Он, конечно, мог задать вопрос, волнующий его, и, наверняка, получил бы искренний и правдивый ответ. Но такой вопрос он задавать не хотел, ибо вообще считал, что мужчине не следует ничего знать о прошлых увлечениях женщины, поскольку эти знания непременно станут непреодолимой преградой на пути к безоблачным чувствам и отношениям.

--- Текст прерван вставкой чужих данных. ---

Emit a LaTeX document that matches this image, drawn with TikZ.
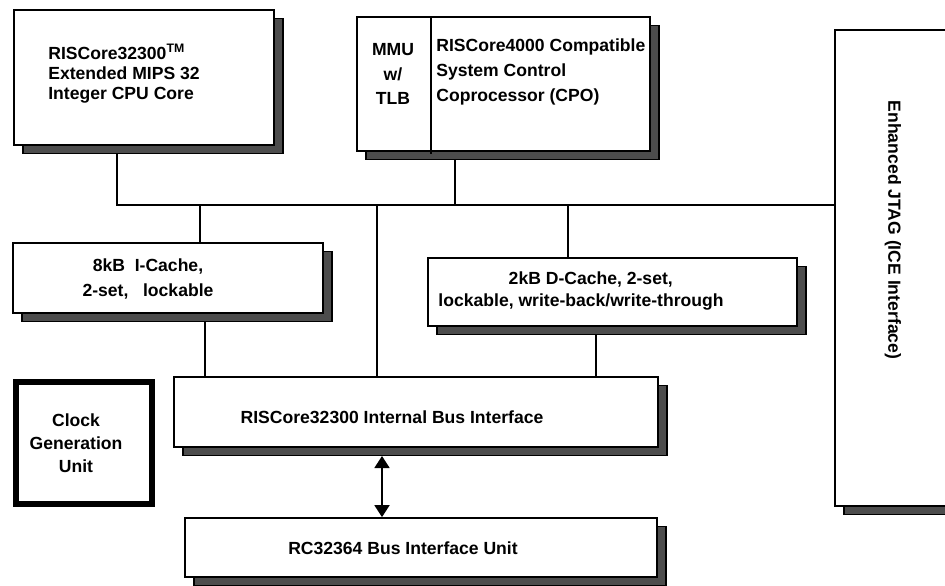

Теремрин давно вышел из юношеского возраста, когда чистота девушки являлась безусловной необходимостью для построения семьи. Уточним, счастливой, прочной семьи. В зрелом возрасте законы в этом отношении мягче, поскольку судьба может свести и с уже побывавшей замужем, разведённой женщиной, а то и с замужней. В таких случаях Теремрин не только не интересовался деталями прошлого, а, напротив, пресекал всякие попытки своих возлюбленных что-то рассказать о былых встречах и увлечениях. Он пояснял, что никогда и никому неведомо, во что могут вылиться их отношения, а коли так, для чего же снабжать друг друга информацией, мягко говоря, не слишком приятной.
Но в данном случае пред ним было юное создание, причём, по его мнению, неискушённое в делах любви. Замужем Ирина не была, а коли так, то и не должна была иметь с кем-то близких отношений. Во всяком случае, он считал именно так. Правда, здесь волей неволей возникало противоречие: а как быть с тем, что произошло у Ирины с ним самим? Но об этом мужчины обычно не задумываются, считая себя исключением из правил. Точнее, то, что допустимо с данным субъектом, то есть с ним самим, недопустимо ни с кем другим.
Впрочем, задумываться над всеми этими тонкостями у Теремрина в тот вечер времени особенно и не было. Что-то такое, порой не совсем приятное, мелькало в голове, но он прогонял подобные мысли. Было хорошо, и слава Богу. Он предпочёл плыть по течению, особенно не задумываясь, куда его вынесет река этой новой и яркой его любви.
Они протанцевали все танцы до самого последнего, потом снова вышли на улицу, чтобы прогуляться перед сном. Под воздействием прекрасной музыки, замечательных танцев, ибо Теремрин был на редкость хорошим партнёром, постепенно и Ирине расхотелось касаться щекотливых тем. И она, подобно Теремрину, решила: будь что будет. Уже на улице сказала ему доверительно-мягким тоном:
– Я не знаю, как ты смотришь на наши отношения, и какие у тебя в отношении меня планы. Хочу, чтобы ты был спокоен и рассудителен в принятии любого решения.
Она замолчала. Молчал и он, обратившись в слух и стараясь предугадать, что она ещё скажет и куда клонит. Ирина же коснулась этой темы намеренно. Не случись с нею того, что случилось с Синеусовым, может, она и не стала бы говорить то, что сказала сейчас, а, может, и вовсе не возникло нужды в подобном разговоре. Мало того, быть может, и самой этой поездки не было.